Rock -falls prevention technologies

roof system

Rock and roof falls is one of the most common cause of underground mining accidents. The basic precautionary measures to prevent such accidents are taken during the preparation of mining layout designs with the aim of minimising the effects of potential geologic hazards. Constant monitoring of rock faces is required to prevent such accidents. Some big pit mines are also using electronic surveillance systems checking for loose rocks and tension cracks to prevent rock fall from high walls.

Few processes in underground mining such as rock bolting and pillar recovery are prone to rock-fall and rib-fall related injuries. Automated Temporary Roof Support (ATRS), Mobile Roof Supports (MRS), and automated roof bolting system involving self-drilling injectable rock bolts are some of the new technologies providing protection against such injuries. Companies such as Fletcher, JOY, Hilti and Orica are at the forefront in producing a range of such solutions.

Paste backfill is a promising technology capable of preventing roof falls effectively in underground hard rock mines. The paste backfill material prepared by mixing tailings with appropriate proportions of cement and water is transported underground by pipeline to be used for vertical roof support, ground and pillar support, pillar recovery, and for creating working platforms.

Proximity detection and collision warning

proximity injury detection

Collision between machinery or between machinery and personnel is one of the common causes of accidents in underground as well as open pit mines. Proximity detection technology can be installed on mobile machinery to detect the presence of personnel or machinery within a certain distance of the machine.

NIOSH developed an active proximity warning system, called the Hazardous Area Signalling and Ranging Device (HASARD), for warning workers through visual, audible and vibratory indicators as they approach dangerous areas around heavy mining equipment. Caterpillar has also developed detection technology called Cat Detect Personnel that features as one of the five sub-modules of its integrated mining management suite Cat MineStar. The technology involving RFID tags worn by the workers and the detectors mounted over the machines to warn operators with audio and visual indications of possible collisions, speeding or rollovers.

Computerised permit-to-work system

Boddington mine

The effective management of a permit-to-work system is critical to mine safety as it tracks the authorisations and competencies of employees while identifying the key risks involved with a particular job.
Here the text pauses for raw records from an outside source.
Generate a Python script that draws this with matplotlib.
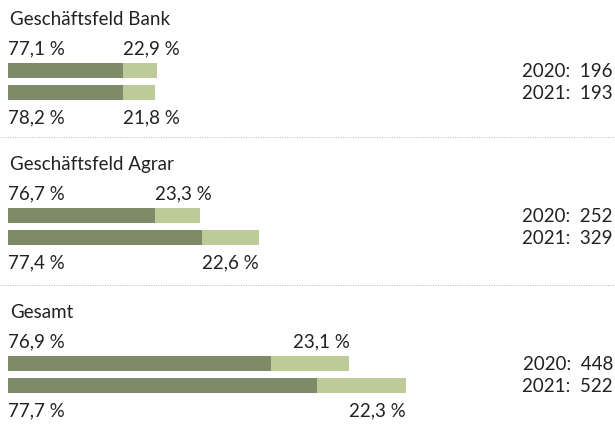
import matplotlib
matplotlib.use("Agg")
import matplotlib.pyplot as plt

# Data
groups = ["Geschäftsfeld Bank", "Geschäftsfeld Agrar", "Gesamt"]
years = ["2020", "2021"]
totals = [[196, 193], [252, 329], [448, 522]]
share_a = [[77.1, 78.2], [76.7, 77.4], [76.9, 77.7]]
share_b = [[22.9, 21.8], [23.3, 22.6], [23.1, 22.3]]

DARK = "#7e8b69"
LIGHT = "#bdcb99"
TEXT = "#222222"
FONT = "Lato"
FS = 13.5

W, H = 615, 424
fig = plt.figure(figsize=(W / 100, H / 100), dpi=100)
ax = fig.add_axes([0, 0, 1, 1])
px = 0.762   # pixels per unit of value
x0 = 8       # left margin in pixels
ax.set_xlim(-x0 / px, (W - x0) / px)
ax.set_ylim(H, 0)
ax.axis("off")

tops = [63, 208, 356]     # top edge of the first bar in each group
bar_h = 15
gap = 22

def pct(v):
    return f"{v:.1f}".replace(".", ",") + " %"

renderer = fig.canvas.get_renderer()

for g, name in enumerate(groups):
    top = tops[g]
    ax.text(2 / px, top - 38, name, fontsize=FS, family=FONT, color=TEXT,
            ha="left", va="baseline")
    for k in range(2):
        yc = top + k * gap + bar_h / 2
        total = totals[g][k]
        a = total * share_a[g][k] / 100
        ax.barh(yc, a, height=bar_h, left=0, color=DARK, linewidth=0)
        ax.barh(yc, total - a, height=bar_h, left=a, color=LIGHT, linewidth=0)

        base = top - 9 if k == 0 else top + gap + bar_h + 23
        ax.text(0, base, pct(share_a[g][k]), fontsize=FS, family=FONT,
                color=TEXT, ha="left", va="baseline")
        t = ax.text(total, base, pct(share_b[g][k]), fontsize=FS, family=FONT,
                    color=TEXT, ha="right", va="baseline")
        bb = t.get_window_extent(renderer=renderer)
        split_px = ax.transData.transform((a, 0))[0]
        if bb.x0 < split_px + 2:
            t.set_x(a)
            t.set_ha("left")

        ax.text((W - x0 - 2) / px, yc + 1, f"{years[k]}:  {total}",
                fontsize=FS, family=FONT, color=TEXT, ha="right",
                va="center")

    if g > 0:
        ax.axhline(top - 71, color="#b5b5b5", lw=0.7, linestyle=(0, (1, 1.5)))

fig.savefig("out.png", dpi=100)
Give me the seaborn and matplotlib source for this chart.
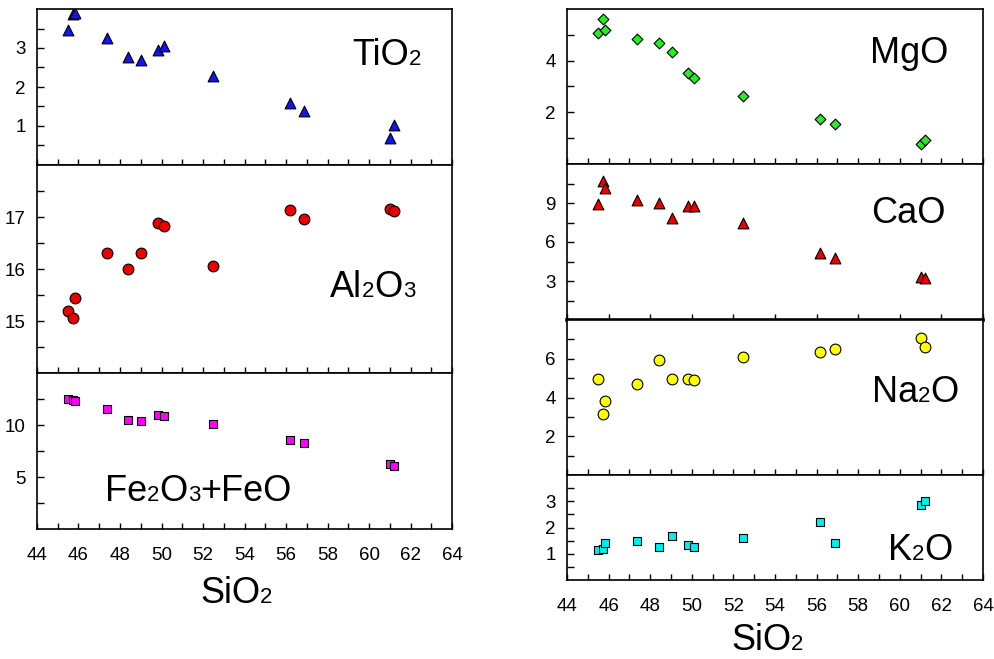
import matplotlib
matplotlib.use("Agg")
import matplotlib.pyplot as plt
from matplotlib.ticker import FixedLocator, NullLocator
import seaborn as sns

# === DATA (wt%) ===
sio2 = [45.5, 45.75, 45.85, 47.35, 48.4, 49.03, 49.83, 50.1, 52.47, 56.18, 56.88, 61.0, 61.2]
tio2 = [3.47, 3.88, 3.9, 3.26, 2.77, 2.69, 2.96, 3.04, 2.27, 1.60, 1.38, 0.70, 1.02]
al2o3 = [15.2, 15.05, 15.45, 16.31, 16.0, 16.31, 16.89, 16.83, 16.05, 17.13, 16.96, 17.16, 17.11]
fe2o3_feo = [12.5, 12.4, 12.35, 11.58, 10.52, 10.35, 10.94, 10.87, 10.1, 8.52, 8.23, 6.23, 6.1]
mgo = [5.07, 5.61, 5.17, 4.84, 4.68, 4.32, 3.52, 3.33, 2.65, 1.74, 1.56, 0.79, 0.92]
cao = [8.92, 10.73, 10.13, 9.26, 9.0, 7.81, 8.74, 8.74, 7.43, 5.19, 4.8, 3.3, 3.2]
na2o = [4.97, 3.14, 3.82, 4.68, 5.95, 4.97, 4.97, 4.88, 6.09, 6.34, 6.48, 7.08, 6.62]
k2o = [1.15, 1.19, 1.41, 1.47, 1.25, 1.66, 1.34, 1.25, 1.61, 2.2, 1.42, 2.84, 3.0]

x_ticks = [44, 46, 48, 50, 52, 54, 56, 58, 60, 62, 64]
x_minor = list(range(45, 64, 2))

# === STYLE ===
sns.set_style("white")
plt.rcParams["font.family"] = ["Liberation Sans", "DejaVu Sans"]
plt.rcParams["text.color"] = "black"
plt.rcParams["xtick.color"] = "black"
plt.rcParams["ytick.color"] = "black"

W, H = 994, 659
fig = plt.figure(figsize=(W / 100, H / 100), dpi=100)


def make_axes(x0, x1, y0, y1):
    return fig.add_axes([x0 / W, 1 - y1 / H, (x1 - x0) / W, (y1 - y0) / H])


def formula(ax, px, py, parts):
    # draw formula pieces on a common baseline, small digits for the indices
    yf = 1 - py / H
    prev = ax.text(px / W, yf, parts[0][0], fontsize=parts[0][1], color="black",
                   transform=fig.transFigure, va="baseline", ha="left")
    for txt, size in parts[1:]:
        prev = ax.annotate(txt, xy=(1, yf), xycoords=(prev, fig.transFigure),
                           fontsize=size, va="baseline", ha="left", color="black",
                           annotation_clip=False)


BIG, SMALL = 26, 16

# panel spec: y values, limits, ticks, marker, colour, size, box (x0, x1, y0, y1), label
panels = [
    (tio2, (0, 4), [1, 2, 3], [0.5, 1.5, 2.5, 3.5], "^", "#1414f0", 60,
     (37, 452, 9, 165), [("TiO", BIG), ("2", SMALL)], (352, 65)),
    (al2o3, (14, 18), [15, 16, 17], [14.5, 15.5, 16.5, 17.5], "o", "#ee0000", 60,
     (37, 452, 165, 373), [("Al", BIG), ("2", SMALL), ("O", BIG), ("3", SMALL)], (330, 297)),
    (fe2o3_feo, (0, 15), [5, 10], [2.5, 7.5, 12.5], "s", "#ff00ff", 40,
     (37, 452, 373, 529),
     [("Fe", BIG), ("2", SMALL), ("O", BIG), ("3", SMALL), ("+FeO", BIG)], (105, 501)),
    (mgo, (0, 6), [2, 4], [1, 3, 5], "D", "#22ee22", 30,
     (567, 983, 9, 164), [("MgO", BIG)], (870, 63)),
    (cao, (0, 12), [3, 6, 9], [1.5, 4.5, 7.5, 10.5], "^", "#ee0000", 60,
     (567, 983, 164, 320), [("CaO", BIG)], (871, 223)),
    (na2o, (0, 8), [2, 4, 6], [1, 3, 5, 7], "o", "#ffff00", 60,
     (567, 983, 320, 475), [("Na", BIG), ("2", SMALL), ("O", BIG)], (872, 402)),
    (k2o, (0, 4), [1, 2, 3], [0.5, 1.5, 2.5, 3.5], "s", "#00f0f0", 40,
     (567, 983, 475, 580), [("K", BIG), ("2", SMALL), ("O", BIG)], (888, 560)),
]

axes = []
for yvals, ylim, yt, ymin, mk, col, size, box, parts, pos in panels:
    ax = make_axes(*box)
    sns.scatterplot(x=sio2, y=yvals, ax=ax, marker=mk, color=col, s=size,
                    edgecolor="black", linewidth=0.8, zorder=3)
    ax.set_xlim(44, 64)
    ax.set_ylim(*ylim)
    ax.xaxis.set_major_locator(FixedLocator(x_ticks))
    ax.xaxis.set_minor_locator(FixedLocator(x_minor))
    ax.yaxis.set_major_locator(FixedLocator(yt))
    ax.yaxis.set_minor_locator(FixedLocator(ymin))
    ax.tick_params(axis="both", which="both", direction="in", color="black",
                   labelcolor="black", width=1, labelsize=13.5,
                   bottom=True, left=True, top=False, right=False)
    ax.tick_params(axis="y", which="both", length=5, pad=8)
    ax.tick_params(axis="x", which="both", length=4, pad=13)
    ax.tick_params(axis="x", labelbottom=False)
    for sp in ax.spines.values():
        sp.set_color("black")
        sp.set_linewidth(1.2)
    formula(ax, pos[0], pos[1], parts)
    axes.append(ax)

# bottom panels carry the SiO2 tick labels
for ax in (axes[2], axes[6]):
    ax.tick_params(axis="x", labelbottom=True)

# CaO panel: only major x ticks and a heavy lower frame
axes[4].xaxis.set_minor_locator(NullLocator())
axes[4].spines["bottom"].set_linewidth(2.6)
axes[4].spines["bottom"].set_zorder(5)

formula(axes[2], 200, 603, [("SiO", BIG), ("2", SMALL)])
formula(axes[6], 731, 650, [("SiO", BIG), ("2", SMALL)])

fig.savefig("out.png", dpi=100)
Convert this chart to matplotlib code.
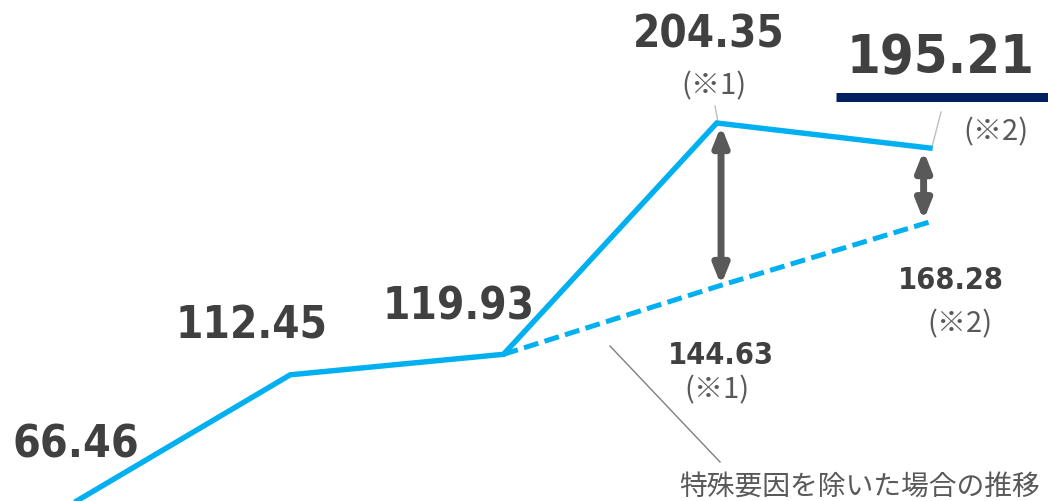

A computerised permit-to-work system collating all required documentation for specific types of work, taking into account the specific identified hazards and the precautions needed to be taken by workers, is helpful in ensuring mine safety at the work authorisation level. ApplyIT, a South African software company, for example, has developed a permit-to-work authentication system called IntelliPERMIT that integrates all aspects of permits-to-work, access control and risk assessment, tracks the authorisation levels of each employee at work, and ties permits into access control with biometric fingerprint identification. IntelliPERMIT has been installed at Newmont Mining Corporation’s Boddington mine in Australia.

Fatigue monitoring

Distraction caused by long working hours creating tiredness in truck drivers and machine operators working at the mine site is a common cause of accidents. The technology, capable of constantly detecting the onset of fatigue and micro sleeps in the operators and creating an alert for them, is helpful in preventing such accidents.

Seeing Machine, an Australian company, has developed fatigue monitoring systems called Driver Safety System (DSS) using patented eye and head tracking technology. The DSS comprises of a dash-mounted camera constantly detecting the fatigue and distraction in the driver’s eyes. Caterpillar entered into an agreement with Seeing Machine to market the fatigue monitoring system in March 2013.